Task details:
Begin with the line holding "Reproduce this chart with matplotlib.", end with the line holding "import numpy as np", and repeat every line in between exactly, without pictures.

===== Excerpted records =====

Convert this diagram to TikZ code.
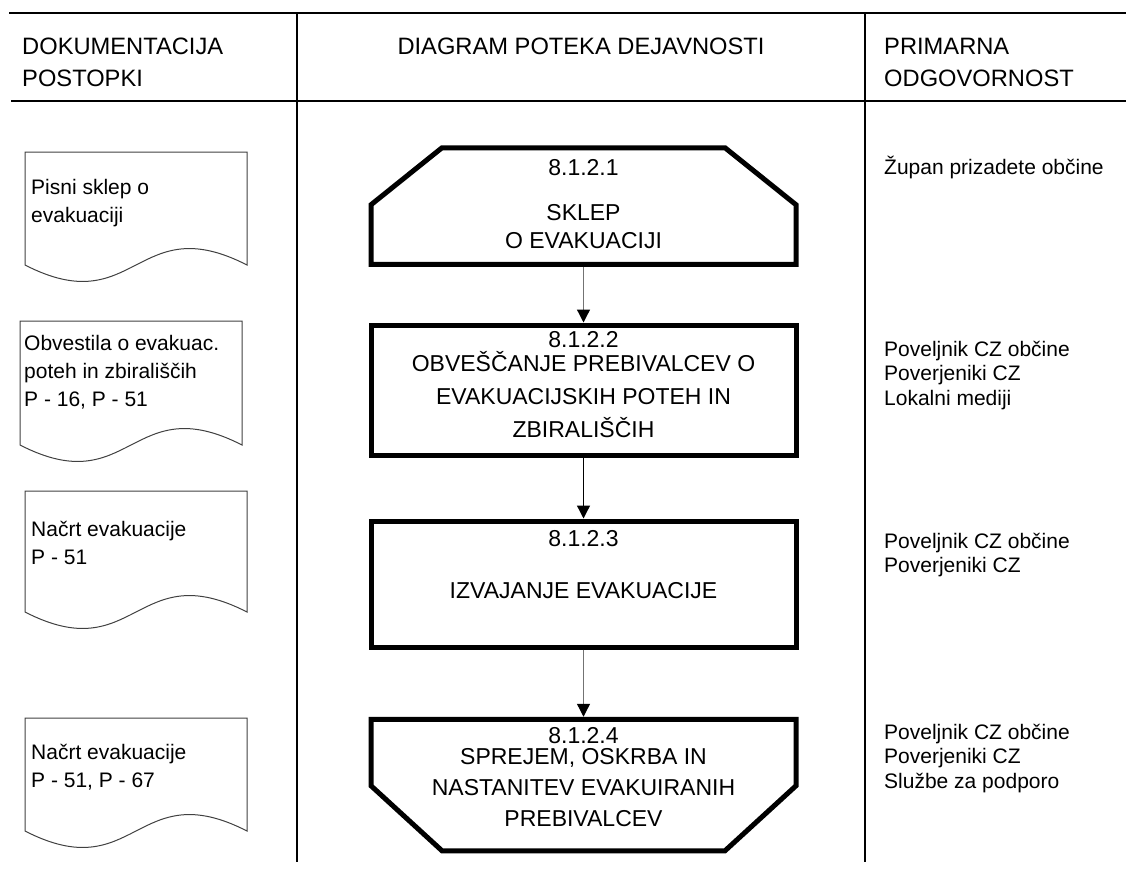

=====
===== Excerpted records =====

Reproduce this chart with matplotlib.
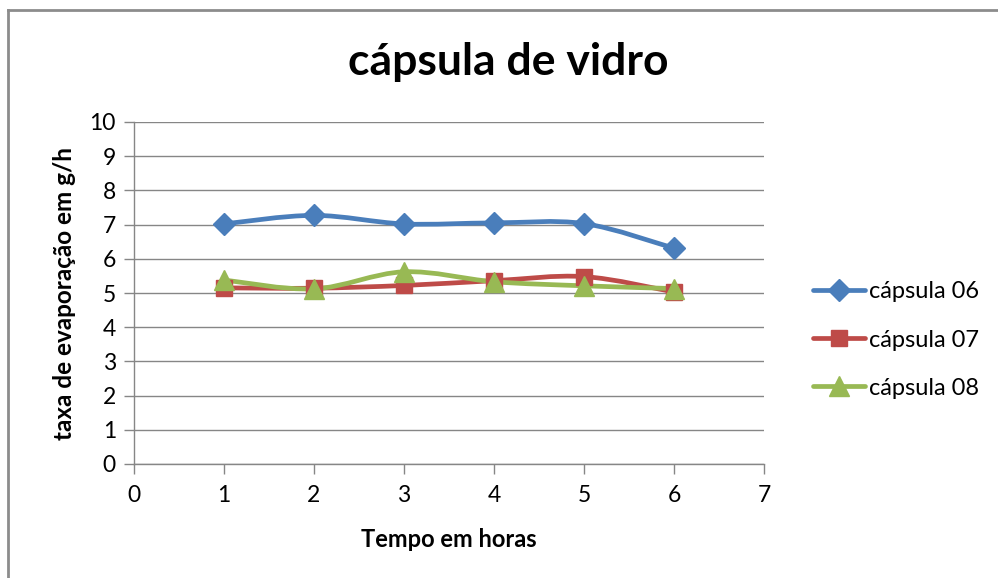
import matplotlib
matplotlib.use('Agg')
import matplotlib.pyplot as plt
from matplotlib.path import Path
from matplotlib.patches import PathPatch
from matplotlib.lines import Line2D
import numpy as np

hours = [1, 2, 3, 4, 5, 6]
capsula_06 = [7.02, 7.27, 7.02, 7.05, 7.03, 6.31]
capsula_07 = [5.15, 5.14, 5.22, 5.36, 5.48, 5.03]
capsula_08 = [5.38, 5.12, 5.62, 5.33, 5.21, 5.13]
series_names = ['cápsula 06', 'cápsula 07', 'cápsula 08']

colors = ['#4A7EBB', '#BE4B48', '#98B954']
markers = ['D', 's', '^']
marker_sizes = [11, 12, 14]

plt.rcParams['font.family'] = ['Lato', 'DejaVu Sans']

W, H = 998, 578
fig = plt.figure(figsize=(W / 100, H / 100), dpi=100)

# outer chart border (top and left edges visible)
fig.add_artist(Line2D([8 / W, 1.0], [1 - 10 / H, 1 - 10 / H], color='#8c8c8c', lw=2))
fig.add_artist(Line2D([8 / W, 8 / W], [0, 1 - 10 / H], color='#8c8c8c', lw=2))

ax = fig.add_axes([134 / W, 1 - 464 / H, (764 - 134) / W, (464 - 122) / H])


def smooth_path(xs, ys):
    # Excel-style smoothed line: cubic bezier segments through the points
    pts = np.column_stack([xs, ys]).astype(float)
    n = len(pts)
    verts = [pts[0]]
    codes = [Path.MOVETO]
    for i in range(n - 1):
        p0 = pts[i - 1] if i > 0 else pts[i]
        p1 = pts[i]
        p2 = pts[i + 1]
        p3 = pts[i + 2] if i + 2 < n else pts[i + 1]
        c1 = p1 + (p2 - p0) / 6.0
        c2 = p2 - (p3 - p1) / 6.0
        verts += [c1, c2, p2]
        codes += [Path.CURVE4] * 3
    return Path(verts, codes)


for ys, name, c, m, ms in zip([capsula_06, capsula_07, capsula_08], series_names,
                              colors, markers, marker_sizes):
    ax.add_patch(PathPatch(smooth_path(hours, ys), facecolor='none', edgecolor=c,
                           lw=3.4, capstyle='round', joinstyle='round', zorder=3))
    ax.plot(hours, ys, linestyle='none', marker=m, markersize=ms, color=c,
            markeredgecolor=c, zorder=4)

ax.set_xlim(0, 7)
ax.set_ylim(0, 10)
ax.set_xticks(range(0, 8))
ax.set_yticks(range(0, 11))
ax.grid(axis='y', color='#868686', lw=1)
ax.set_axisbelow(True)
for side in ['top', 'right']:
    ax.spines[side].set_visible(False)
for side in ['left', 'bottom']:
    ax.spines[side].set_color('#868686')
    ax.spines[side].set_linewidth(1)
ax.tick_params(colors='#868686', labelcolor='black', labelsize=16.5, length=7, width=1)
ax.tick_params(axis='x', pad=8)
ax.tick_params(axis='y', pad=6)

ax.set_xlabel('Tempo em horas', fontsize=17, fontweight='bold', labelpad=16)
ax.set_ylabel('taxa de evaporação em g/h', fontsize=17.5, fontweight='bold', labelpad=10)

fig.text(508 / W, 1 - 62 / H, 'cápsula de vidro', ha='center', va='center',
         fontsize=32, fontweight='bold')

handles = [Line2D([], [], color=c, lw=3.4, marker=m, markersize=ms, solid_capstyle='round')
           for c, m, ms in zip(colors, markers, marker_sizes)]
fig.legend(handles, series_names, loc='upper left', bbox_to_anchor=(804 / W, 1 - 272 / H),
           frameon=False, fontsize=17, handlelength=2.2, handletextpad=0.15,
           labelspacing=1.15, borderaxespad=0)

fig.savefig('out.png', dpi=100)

=====

Exercise response:
Reproduce this chart with matplotlib.
import matplotlib
matplotlib.use('Agg')
import matplotlib.pyplot as plt
from matplotlib.path import Path
from matplotlib.patches import PathPatch
from matplotlib.lines import Line2D
import numpy as np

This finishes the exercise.